Here are my recommendations for three different boss types:
1. Your boss knows nothing about marketing.
If the boss is open-minded and flexible, have a discussion about this. Ask if he is open to reading articles and blog posts that can help him learn more about marketing, in general, and current trends.
Send him brief items to read that can help enlighten him—without overloading him. The more he knows, the more he will understand what you’re doing and why. You don’t want a boss (without marketing know-how) directing or micro-managing you, or you won’t last in the job.
Discuss your job description and evaluation process. Ask how he plans to assess your skills when he does not have a sound understanding of marketing. What are his expectations?
Ask if he will support the development of a marketing strategy, if there isn’t one. It’s easy to get frustrated working on marketing tactics when the boss hasn’t supported a solid marketing strategy. How can anyone assess what you’re doing without knowing where the organization is going? This is a red flag anyway. Good managers and leaders work from strategic plans, no matter what size the organization may be.

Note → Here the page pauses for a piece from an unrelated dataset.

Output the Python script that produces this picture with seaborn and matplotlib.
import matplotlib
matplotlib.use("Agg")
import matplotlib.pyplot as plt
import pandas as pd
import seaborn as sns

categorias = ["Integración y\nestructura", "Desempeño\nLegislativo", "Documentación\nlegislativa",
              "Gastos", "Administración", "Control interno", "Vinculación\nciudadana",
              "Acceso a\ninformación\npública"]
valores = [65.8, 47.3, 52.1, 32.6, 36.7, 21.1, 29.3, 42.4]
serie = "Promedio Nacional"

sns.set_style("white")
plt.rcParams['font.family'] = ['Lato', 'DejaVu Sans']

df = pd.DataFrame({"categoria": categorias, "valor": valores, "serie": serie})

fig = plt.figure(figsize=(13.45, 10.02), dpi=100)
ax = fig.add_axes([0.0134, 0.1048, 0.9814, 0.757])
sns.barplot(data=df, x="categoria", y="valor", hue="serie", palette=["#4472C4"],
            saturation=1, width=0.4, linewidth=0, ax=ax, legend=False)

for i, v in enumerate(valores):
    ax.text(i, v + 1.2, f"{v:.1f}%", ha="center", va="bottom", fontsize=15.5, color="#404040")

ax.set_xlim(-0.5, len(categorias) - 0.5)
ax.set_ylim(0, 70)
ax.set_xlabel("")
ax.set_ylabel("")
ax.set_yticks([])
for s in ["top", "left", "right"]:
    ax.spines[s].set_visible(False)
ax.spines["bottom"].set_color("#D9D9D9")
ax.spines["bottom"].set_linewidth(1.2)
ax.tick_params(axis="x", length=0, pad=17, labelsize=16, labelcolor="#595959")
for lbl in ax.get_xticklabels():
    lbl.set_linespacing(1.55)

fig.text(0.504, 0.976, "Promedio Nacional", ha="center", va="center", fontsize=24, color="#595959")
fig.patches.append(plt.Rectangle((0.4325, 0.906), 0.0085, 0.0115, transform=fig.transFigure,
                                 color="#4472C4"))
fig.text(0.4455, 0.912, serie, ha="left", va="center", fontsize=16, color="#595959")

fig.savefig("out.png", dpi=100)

If your boss is flexible and believes in your abilities and talents, keep him posted on a regular basis. The more he knows about your activities, the better the relationship and the more you will achieve.
If the boss is threatened by you because you know more about marketing than he does, RUN!
2. Your boss has some understanding of marketing, but not as much as you do.
The same process applies. If the boss is open-minded and flexible, have a discussion about this. Ask her if she wants you to send her brief articles and posts on marketing to help keep her up to date. Remember, the more she knows, the more she will support what you’re doing and why.
Hold regular meetings to discuss the strategy and tactics so that you both share the responsibility and outcomes for your efforts. When necessary, ask her to help you prioritize your project list so you’re both on the same page. This will be especially valuable when her bosses (or the board) ask for reports.
If you are in a senior position and the boss micromanages you, or asks you to do things that are counterproductive to basic marketing principles, make your case and see if it makes a difference. If it doesn’t, RUN!
3. Your boss has a marketing background and knows as much as you do or more.
Depending on your title and responsibilities, this scenario makes a marketing team. If you’re in a junior or mid-level position, and the boss really knows his stuff, you have an excellent opportunity to learn from him. Soak it in and keep every bit of positive feedback you receive.
If the boss is open-minded and flexible, work collaboratively or make decisions collaboratively. If you’re in a senior position and report to a VP, CMO, or CEO, or small business owner, keep him in the loop regularly. Ask for his advice and feedback. Not only does it make him feel honored that you’re turning to him, it will keep him up to date on what you’re doing so there are no surprises.
If your boss totally empowers you and believes in your abilities, count your lucky stars. Ask him how often he wants you to report to him to keep him in the loop. You will need his support, so the more he knows, the better.
If he is totally hands off and isn’t interested in what you’re doing, that’s a red flag. It’s good to be empowered, but if something goes wrong, he could hang you out to dry.
Admittedly, I am no human resources expert, but I do have a lot of experience working inside organizations. Let’s just say these recommendations are based on my personal experiences working for both good and inept leaders.